リスボンから列車に揺られて3時間ほど。ポルトガル北部のドウロ川の河口に位置する港町ポルトは、リスボンに次ぐ同国第2の都市。ローマ時代に貿易で栄え、ポルトガルの国名の由来ともなったこの街は、旧市街全体が「ポルト歴史地区」として世界遺産に登録されています。
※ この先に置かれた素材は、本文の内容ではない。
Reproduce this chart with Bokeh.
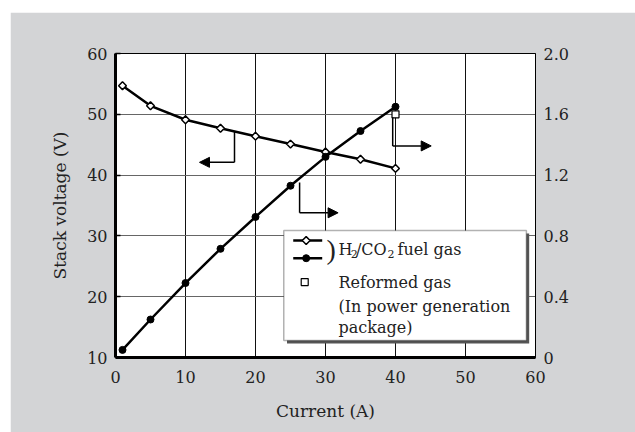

「ポルト歴史地区」には数多くの見どころがありますが、まずはポルトの玄関口となる「サン・ベント駅」へ。“世界で一番美しい駅”とも称えられる駅の構内には、ポルトガルのモチーフにした2万枚ものアズレージョ(青い装飾タイル)で彩られており、まるで美術館のよう。「サン・ベント駅」のすぐ近くにある「コングレガードス教会」をはじめ、「ポルト大聖堂」や「アルマス礼拝堂」、「カルモ教会」などもアズレージョを初めとする壮麗な装飾が印象的なスポットです。お気に入りのアズレージョを探して旧市街を歩いてみましょう。また、「ポルト歴史地区」を一望するならドウロ川を見下ろす高台に建つ「ノッサ・セニョーラ・ド・ピラール修道院」の展望台に上ってみるのがおすすめです。

画像: ポルトガルの国名の由来となった 北部の港湾都市ポルトへ

歴史散策が楽しいポルトの街ですが、もちろん楽しみはそれだけではありません。ドウロ川流域をめぐるボートクルーズを体験したり、名物のポルトワインの産地を訪れたり、ポルトのご当地グルメ・トリッパを味わったり……。ポルト滞在の過ごし方は自由自在です。また、ポルトの約60km北東に位置する「ギマラインス」の街は、初代ポルトガル国王となったアフォンソ・エンリケスの生まれ故郷として知られる小さな町。ポルトガルの“はじまりの地”である町へのショートトリップを楽しんでみるのも一興です。

ポルトガルを代表するふたつの街・リスボンとポルト。大航海時代の栄華と地続きにあるこれらの街では、今も誇り高い人々がゆったりと穏やかな生活を営んでいます。決して派手ではないけれど、通うほどに好きになる。ポルトガルが持つ不思議な魅力を、ぜひ一度体験してください。

ひとことコメント

ユーラシア大陸最西端の「ロカ岬」や南西端の「サグレス岬」、ポルトガル本土最南端「アルガルヴェ」の美しい海岸線など、“果て”の国であるポルトガルには、一度は訪れたい絶景ビュースポットが数多くあります。